Here, unlike in Steele and Brindisi, the medical evidence supports the ALJ's determination. Prior to the July 2009 hearing, Plaintiff provided the ALJ with a detailed explanation of the objective evidence supporting his claim that he met or equaled Listings 1.02A, 1.03, and 1.06. (R. 189-92), see 20 C.F.R. §§ 404.1520(d), 416.920(d), pt. 404, subpt. P, app. 1. And while the ALJ did not address these claims specifically at the hearing or mention them in her determination at step three, it does not necessarily follow that she failed to analyze the evidence in light of these Listings. The ALJ explained in her step-three determination that Plaintiff "regained good ambulatory ability within twelve months, and there is no evidence of abnormal strength, sensation or reflexes." (R. at 11). The ALJ stated that she relied on the opinions of the state agency medical consultants who evaluated the issue at the initial and reconsideration levels. ( Id. ). Indeed, the ALJ referred to Dr. Andrews's evaluative comments expecting that "within 12 months [Plaintiff] will be able to perform within the parameters of this evaluation." ( Id. ).

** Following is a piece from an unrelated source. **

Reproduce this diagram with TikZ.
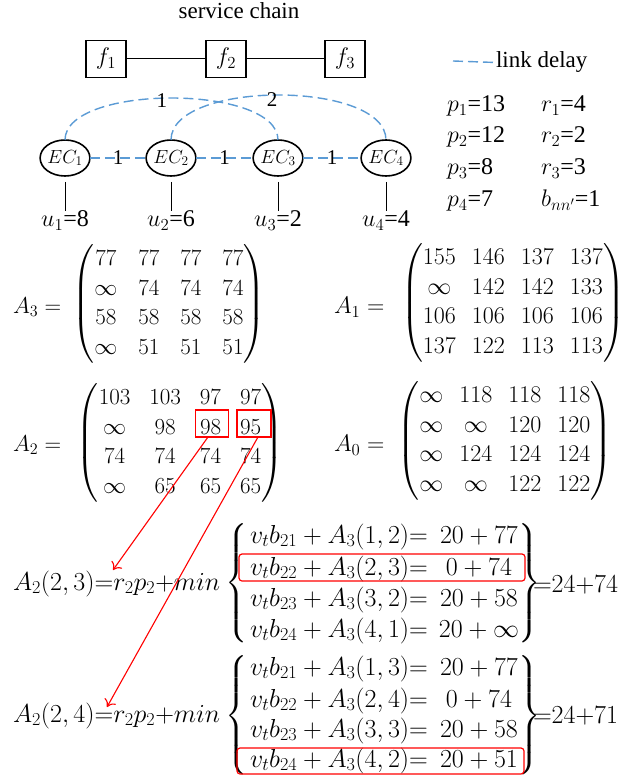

The ALJ could have provided more transparent reasoning. Nevertheless, the record supports the ALJ's finding. Plaintiff contends that he meets the qualifications for Listings 1.02 and 1.03 (Mot. 10-11), and both of these Listings require the "inability to ambulate effectively, " 20 C.F.R. pt. 404, subpt. P, app. 1 § 1.00(B)(2)(a). The regulations define "inability to ambulate effectively" as "having insufficient lower extremity functioning to permit independent ambulation without the use of a hand-held assistive device(s) that limits the functioning of both upper extremities." Id. § 1.00(B)(2)(b) (citation omitted). When Plaintiff appeared at his hearing on July 16, 2009, without his cane and explained that he only used a cane when he experienced extreme pain (R. at 35-37), he effectively demonstrated to the ALJ that he does not meet an essential criterion for Listings 1.02 and 1.03. Moreover, Plaintiff acknowledged that he drives to the store and shops by himself "[t]wo or three times a day." ( Id. at 38). He testified that he is able to do dishes, laundry, vacuum, mop, and perform other household chores.[9] ( Id. at 39).

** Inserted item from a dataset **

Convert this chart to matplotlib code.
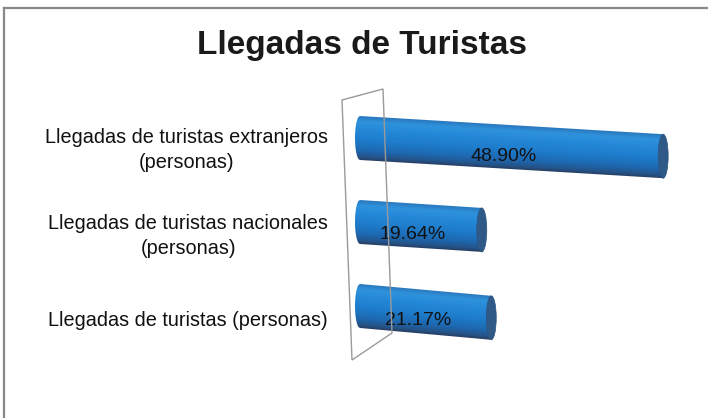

The reasoning of the Rice court controls here, and the Court will not remand the ALJ's determination at step three for failing to specify a listing when the record plainly demonstrates that Plaintiff does not meet all the criteria of the Listings he raises.

C. Summary

In sum, the ALJ has built an accurate and logical bridge from the evidence to her conclusion. The ALJ's credibility, RFC, step two, step three, and step five determinations are all supported by substantial evidence.


For the reasons stated above, Plaintiff's Motion to Reverse the Final Decision of the Commissioner of Social Security [30] is DENIED. Pursuant to sentence four of 42 U.S.C. § 405(g), the Commissioner's decision is affirmed.